Pansus Retribusi PBG DPRD Badung Gelar Raker, Matangkan Materi dengan Pihak Terkait
Badung, PorosBali.com- Dalam upaya mematangkan materi rancangan peraturan daerah, Panitia Khusus atau pansus Retribusi Bangunan Gedung (PBG) DPRD Badung mengadakan rapat kerja dengan pihak terkait meliputi organisasi perangkat daerah (OPD) Pemkab Badung serta tim ahli.
Kali ini rapat dipimpin oleh Ketua Pansus Nyoman Dirgayusa didampingi Gusti Ngurah Saskara dan Made Yudana. Hadir juga Ketua Bapemperda Nyoman Satria dan salah satu anggota Kadek Suastiari. Dari pihak OPD hadir Kepala Dinas PUPR IB Surya Suamba dan Kabag Hukum AA Asteya Yudhya.
Ketua Pansus Nyoman Dirgayusa berharap raker ini bisa mematangkan materi ranperda. Oleh karena itu pihaknya memberikan kesempatan maksimal kepada pihak-pihak terkait untuk memberikan masukan-masukan.

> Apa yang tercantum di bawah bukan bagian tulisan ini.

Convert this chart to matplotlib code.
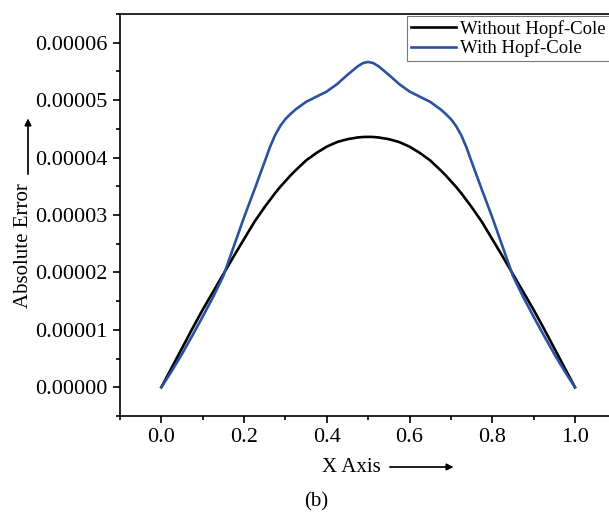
import matplotlib.pyplot as plt
from matplotlib.ticker import MultipleLocator, FormatStrFormatter

plt.rcParams['font.family'] = ['Liberation Serif', 'DejaVu Serif']

# x positions (denser where the curves bend)
x = [0.000, 0.025, 0.050, 0.075, 0.100, 0.125, 0.150, 0.175, 0.200, 0.225,
     0.250, 0.2625, 0.275, 0.2875, 0.300, 0.3125, 0.325, 0.350, 0.375,
     0.400, 0.425, 0.450, 0.475, 0.4875, 0.500, 0.5125, 0.525, 0.550,
     0.575, 0.600, 0.625, 0.650, 0.675, 0.6875, 0.700, 0.7125, 0.725,
     0.7375, 0.750, 0.775, 0.800, 0.825, 0.850, 0.875, 0.900, 0.925,
     0.950, 0.975, 1.000]

# absolute error, units of 1e-5
without_hc = [0.00, 0.34, 0.68, 1.02, 1.35, 1.66, 1.97, 2.28, 2.58, 2.88,
              3.14, 3.26, 3.38, 3.49, 3.59, 3.69, 3.78, 3.95, 4.08,
              4.19, 4.27, 4.32, 4.35, 4.358, 4.36, 4.358, 4.35, 4.32,
              4.27, 4.19, 4.08, 3.95, 3.78, 3.69, 3.59, 3.49, 3.38,
              3.26, 3.14, 2.88, 2.58, 2.28, 1.97, 1.66, 1.35, 1.02,
              0.68, 0.34, 0.00]
with_hc = [0.00, 0.28, 0.58, 0.90, 1.23, 1.57, 1.94, 2.45, 2.96, 3.44,
           3.93, 4.18, 4.39, 4.55, 4.67, 4.76, 4.84, 4.97, 5.06,
           5.15, 5.28, 5.44, 5.59, 5.645, 5.665, 5.645, 5.59, 5.44,
           5.28, 5.15, 5.06, 4.97, 4.84, 4.76, 4.67, 4.55, 4.39,
           4.18, 3.93, 3.44, 2.96, 2.45, 1.94, 1.57, 1.23, 0.90,
           0.58, 0.28, 0.00]

fig = plt.figure(figsize=(6.09, 5.18), dpi=100)
ax = fig.add_axes([0.197, 0.197, 0.815, 0.776])

ax.plot(x, [v * 1e-5 for v in without_hc], color='black', linewidth=1.9,
        label='Without Hopf-Cole', solid_joinstyle='round')
ax.plot(x, [v * 1e-5 for v in with_hc], color='#2a52a0', linewidth=1.9,
        label='With Hopf-Cole', solid_joinstyle='round')

ax.set_xlim(-0.1, 1.1)
ax.set_ylim(-0.5e-5, 6.5e-5)
ax.xaxis.set_major_locator(MultipleLocator(0.2))
ax.xaxis.set_minor_locator(MultipleLocator(0.1))
ax.yaxis.set_major_locator(MultipleLocator(1e-5))
ax.yaxis.set_minor_locator(MultipleLocator(0.5e-5))
ax.xaxis.set_major_formatter(FormatStrFormatter('%.1f'))
ax.yaxis.set_major_formatter(FormatStrFormatter('%.5f'))
ax.tick_params(which='major', direction='out', length=5, width=1.2,
               labelsize=16, pad=4)
ax.tick_params(which='minor', direction='out', length=3, width=1.2)
for s in ax.spines.values():
    s.set_linewidth(1.2)

ax.set_xlabel('X Axis', fontsize=15)
ax.xaxis.set_label_coords(0.466, -0.104)
ax.set_ylabel('Absolute Error', fontsize=15)
ax.yaxis.set_label_coords(-0.175, 0.425)

# label arrows
fig.add_artist(plt.annotate('', xy=(456 / 609, 1 - 467 / 518),
                            xytext=(387 / 609, 1 - 467 / 518),
                            xycoords='figure fraction',
                            arrowprops=dict(arrowstyle='-|>', color='black',
                                            lw=0.9, mutation_scale=10)))
fig.add_artist(plt.annotate('', xy=(28 / 609, 1 - 116 / 518),
                            xytext=(28 / 609, 1 - 177 / 518),
                            xycoords='figure fraction',
                            arrowprops=dict(arrowstyle='-|>', color='black',
                                            lw=0.9, mutation_scale=10)))

leg = ax.legend(loc='upper left', bbox_to_anchor=(407 / 609, 1 - 16 / 518),
                bbox_transform=fig.transFigure, fontsize=13.5,
                frameon=True, fancybox=False, handlelength=2.4,
                handletextpad=0.25, borderpad=0.2, labelspacing=0.1,
                borderaxespad=0.0)
leg.get_frame().set_edgecolor('#555555')
leg.get_frame().set_linewidth(0.8)

fig.text(316 / 609, 1 - 502 / 518, '(b)', fontsize=15, ha='center', va='center')

fig.savefig('out.png', dpi=100, facecolor='white')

Sehingga menurut Dirgayusa, Ranperda ini bisa mempermudah proses PBG yang merupakan penjelmaan dari IMB.
"Biaya yang ditimbulkan dari ranperda ini bisa lebih meringankan beban masyarakat. Jangan sampai masyarakat justru lebih terbebani oleh ranperda ini,” ujar Dirgayusa.
Sementara Ketua Bapemperda Nyoman Satria mengapresiasi proses perizinan relatif sangat cepat lewat kebijakan OSS. Menurutnya ini akan berpengaruh terhadap animo berusaha masyarakat. Terkait PBG ini, politisi PDI Perjuangan asal Mengwi ini berharap dapat mempermudah dalam berusaha di wilayah Badung.
Pada kesempatan ini Nyoman Satria mengajukan sejumlah pertanyaan diantaranya terkait bangunan yang tak sesuai dengan ranperda ini. Misalnya bangunan di jalur hijau. Berikutnya kapan ranperda harus selesai. Pasalnya, terjadi keterlambatan pembahasan ranperda yang seharusnya pada 2 Agustus yang lalu.
Tak hanya itu, Nyoman Satria juga mempertanyakan berapa izin PBG yang belum bisa diproses akibat masa transisi ini. “Berapa kerugian yang diderita Badung akibat tak berjalannya proses PBG pada masa transisi ini,” tegasnya.
Anggota Pansus, Kadek Suastiari memastikan masyarakat akan terbebani lagi akibat adanya sertifikat laik fungsi (SLF). Hal ini karena SLF harus dikeluarkan oleh konsultan yang tentu saja memerlukan biaya tambahan. Sementara Made Yudana mempertanyakan batas kedaluwarsa IMB. Dia berharap, pelayanan PBG ini memberikan kemudahan bagi masyarakat dengan biaya semurah-murahnya.
Menjawab sejumlah pertanyaan tersebut, Kadis PUPR Ida Bagus Surya Suamba berharap ranperda ini bisa segera rampung. Hal ini karena saat ini sudah ada 201 pemohon yang masuk untuk mendapatkan PBG. Soal keterlambatan pembahasan, itu semata-mata karena sistem yang lambat.
"Ketika kita sudah melakukan sosialisasi, sistem ditarik lagi sehingga pembahasan jadi tertunda," ujarnya.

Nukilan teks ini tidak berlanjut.